By resolution adopted by the management of Merchant Refi LLC, including all branches and subsidiaries (the “Company”), we the undersigned hereby obligate the Company, that any transaction that it engages in that would violate the Laws of Ribbis (including all loans, financing, advances, preferred investments, repo agreements, credit sales, prepayment discounts, and guarantees) shall be structured as an Iska partnership, subject to the following terms.
In exchange for the funds advanced, merchandize received, or funds that halacha considers or will consider in the future, as if it were advanced to, or by, one of the undersigned parties in a manner that would violate Hilchos Ribbis, the recipient shall transfer to the investor a share (of equal value) of his assets as an Iska. All profits and losses arising from this investment shall be shared equally between the investor and recipient. The recipient must verify any claim of loss through the testimony of two Halachacly acceptable witnesses in an Orthodox Jewish court of law. Any claim regarding the amount of profits generated by the Iska investment must be verified with an oath, administered by an Orthodox Jewish court of law.
In the event of a claim of loss, the investor may demand a full and immediate payment of the remaining balance of this Iska.
The recipient shall have complete authority to manage this investment, and shall manage said investment in the manner deemed most beneficial to the investor. Any investment owned by the recipient may be used to create this Iska partnership, provided that the venture is Halachacly permissible. The recipient shall receive five dollars for his services during the term of the Iska. Under no circumstances will the investor be responsible for any losses above the funds advanced.

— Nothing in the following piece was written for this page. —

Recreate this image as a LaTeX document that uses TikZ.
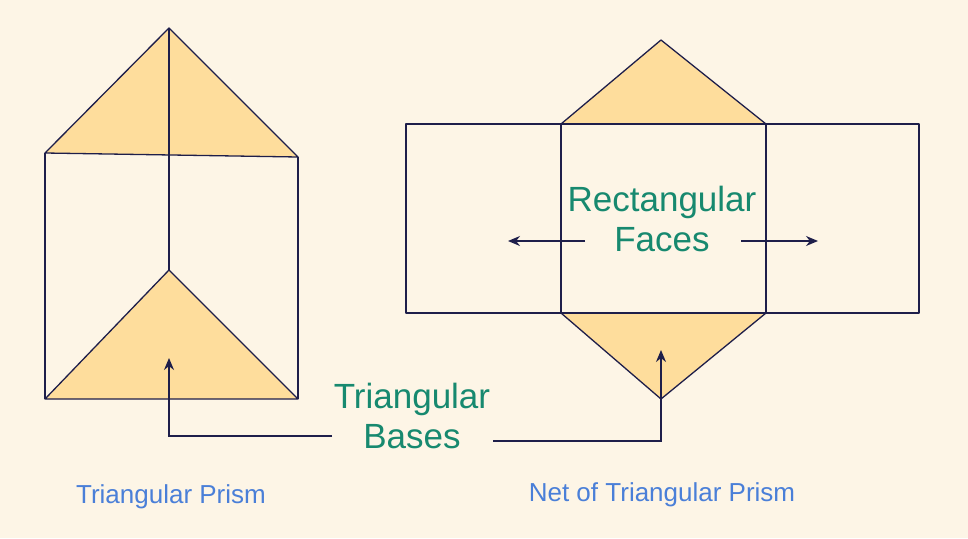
\documentclass[tikz,border=0pt]{standalone}
\usepackage{fontspec}
\setmainfont{Liberation Sans}
\usetikzlibrary{arrows.meta}
\definecolor{bg}{HTML}{FDF5E6}
\definecolor{tri}{HTML}{FEDD9C}
\definecolor{edge}{HTML}{1E1E4A}
\definecolor{lab}{HTML}{17896F}
\definecolor{cap}{HTML}{4A7FD8}
\begin{document}
\begin{tikzpicture}[x=1pt,y=-1pt,
  face/.style={draw=edge,line width=1.3pt,line join=round},
  arr/.style={draw=edge,line width=1.3pt,-{Stealth[length=12pt,width=10pt]}},
  big/.style={text=lab,font=\fontsize{35}{40}\selectfont,align=center},
  capt/.style={text=cap,font=\fontsize{26}{30}\selectfont}]
\fill[bg] (0,0) rectangle (968,538);
\useasboundingbox (0,0) rectangle (968,538);
% prism
\filldraw[face,fill=tri] (169,28) -- (45,153) -- (298,157) -- cycle;
\filldraw[face,fill=tri] (45,399) -- (169,270) -- (298,399) -- cycle;
\draw[face] (169,28) -- (169,270);
\draw[face] (45,153) -- (45,399);
\draw[face] (298,157) -- (298,399);
% net
\filldraw[face,fill=tri] (561,124) -- (661,40) -- (766,124) -- cycle;
\filldraw[face,fill=tri] (561,313) -- (661,399) -- (766,313) -- cycle;
\draw[face] (406,124) rectangle (561,313);
\draw[face] (561,124) rectangle (766,313);
\draw[face] (766,124) rectangle (919,313);
% labels
\node[big] (rf) at (662,219) {Rectangular\\Faces};
\node[big] (tb) at (412,416) {Triangular\\Bases};
\coordinate (a1) at (585,241); \coordinate (a2) at (508,241);
\coordinate (b1) at (741,241); \coordinate (b2) at (818,241);
\draw[arr] (a1) -- (a2);
\draw[arr] (b1) -- (b2);
\coordinate (c1) at (332,436); \coordinate (c2) at (169,358);
\coordinate (d1) at (493,441); \coordinate (d2) at (661,350);
\draw[arr] (c1) -| (c2);
\draw[arr] (d1) -| (d2);
\node[capt] (p) at (171,497) {Triangular Prism};
\node[capt] (n) at (662,495) {Net of Triangular Prism};
\end{tikzpicture}
\end{document}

It is agreed that if the recipient pays the amount equal to the fees, points, penalties, interest, plus any other payments and benefits called for by any contract executed between the parties, or a verbal understanding reached between the parties, and complies with all of the terms and conditions of said agreements, as payment for the investor’s share of profits, the investor shall waive his right to demand verification of the results of the investment. Any additional profits shall belong solely to the recipient. These payments include the management fee mentioned above.
Any payments made that are not justified by this Iska agreement shall reduce the principal balance of this Iska. However, any future payments made to avoid providing the above-mentioned verification shall remain consistent with the above-mentioned documents/agreements.
This document shall override any other agreements, even those that do not reference this document. Any mention of loans or interest in any agreement between the parties shall be interpreted as an Iska and to payments mentioned above. This declaration is legally binding and may be enforced in any Jewish or civil court, even in the event that one of the parties was unaware of its existence. This Iska shall follow the guidelines of Bris Yehuda.
This agreement has been executed in an effective manner and with a proper Kinyan.